The crowd were entertained as bagpipe-playing Palestinian scout groups paraded past the giant Christmas tree and Christmas carols in Arabic were played through loudspeakers.
The heads of churches were separately welcomed at Manger Square by clergy, dignitaries and a host of Palestinian officials ahead of the midnight mass at the Church of the Nativity, built over the grotto where Christian tradition says Jesus Christ was born.
Hotels dotting the biblical hometown of Jesus are almost fully-booked as Bethlehem enjoys its busiest Christmas season in years. Recent statistics published by the Ministry of Tourism and Antiquities indicate that the number of tourists to the occupied territories increased by 15 percent in 2019.
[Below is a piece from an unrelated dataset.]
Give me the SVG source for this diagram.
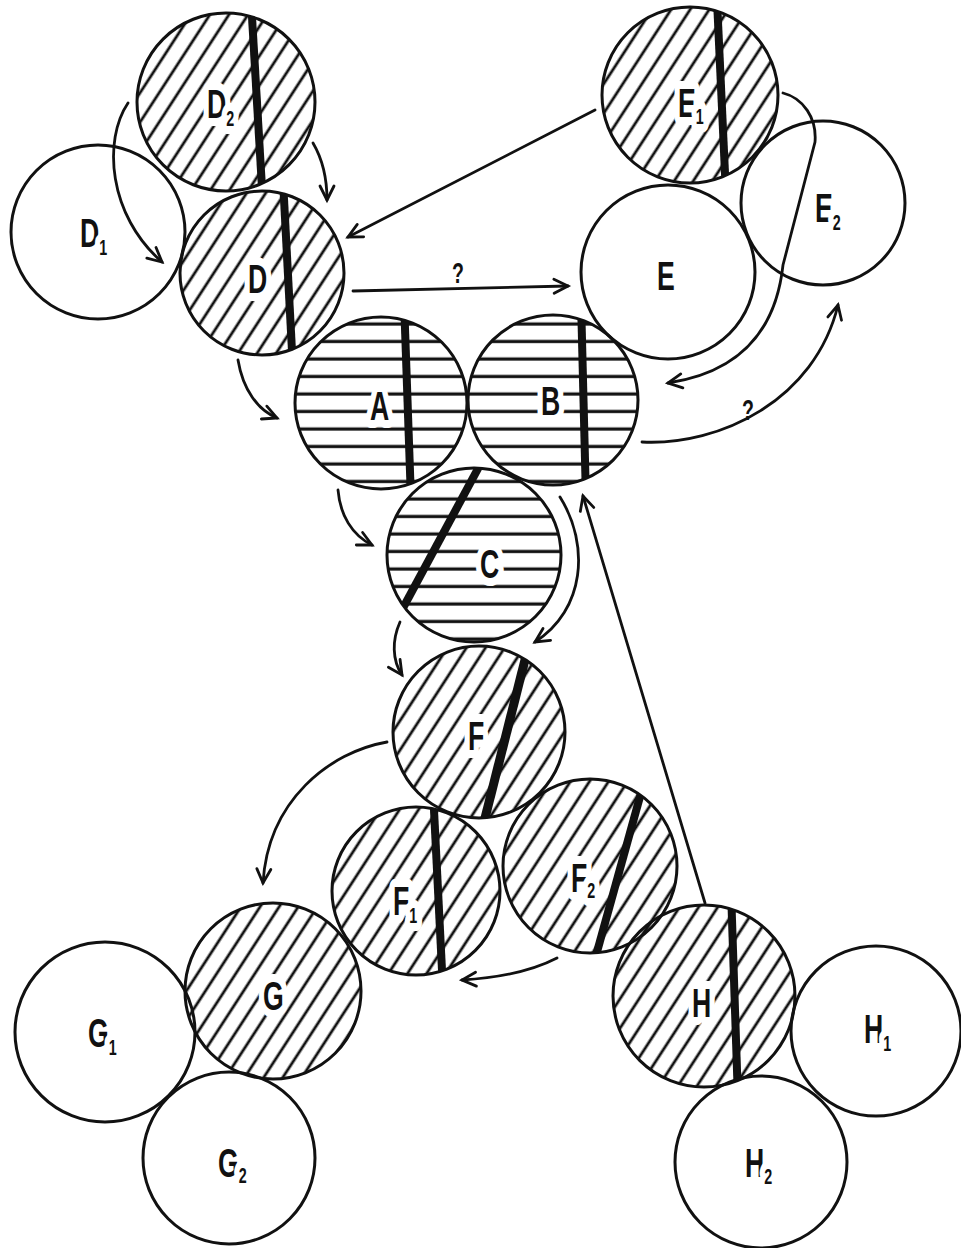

“The number of tourists who have visited Palestine since the beginning of this year has exceeded 3,520,000, with an increase of 15.4 percent compared with 2018,” said the Minister of Tourism and Antiquities Rula Maayah.
This year, less numbers of Palestinian Christians, whose numbers have dwindled in recent years, flocked to the biblical city. Many are choosing to leave their homeland to escape more than 50 years of Israeli occupation.
Living under military occupation, Palestinian Christians have been suffering as a result of Israel’s policies of land seizures, settlement construction, movement restrictions and, for those living in Jerusalem, the revocation of residency identity cards.
The Church of the Nativity is administered by three churches, the Roman Catholic Church, the Greek Orthodox Church and the Armenian Church.
The Catholic and western churches celebrated the feast on December 25, 2019 according to the Gregorian Calendar.
The Greek Orthodox Patriarch of Jerusalem is the main custodian of the Christian holy sites in Jerusalem and throughout Palestine and Jordan. It embraces several scores of thousands of Arabs in Israel, the occupied Palestinian territories and Jordan. The patriarch and bishops, however, are all Greek and drawn from the Brotherhood of the Holy Sepulcher.
The church owns many buildings and properties throughout Jerusalem, the occupied territories, Israel and Jordan, including properties that were fraudulently taken over by Israeli settler-colonial groups.
Palestinian Christians account for less than 1 percent in the occupied Palestinian territories, with the Greek Orthodox accounting for 51 percent of the Christian community.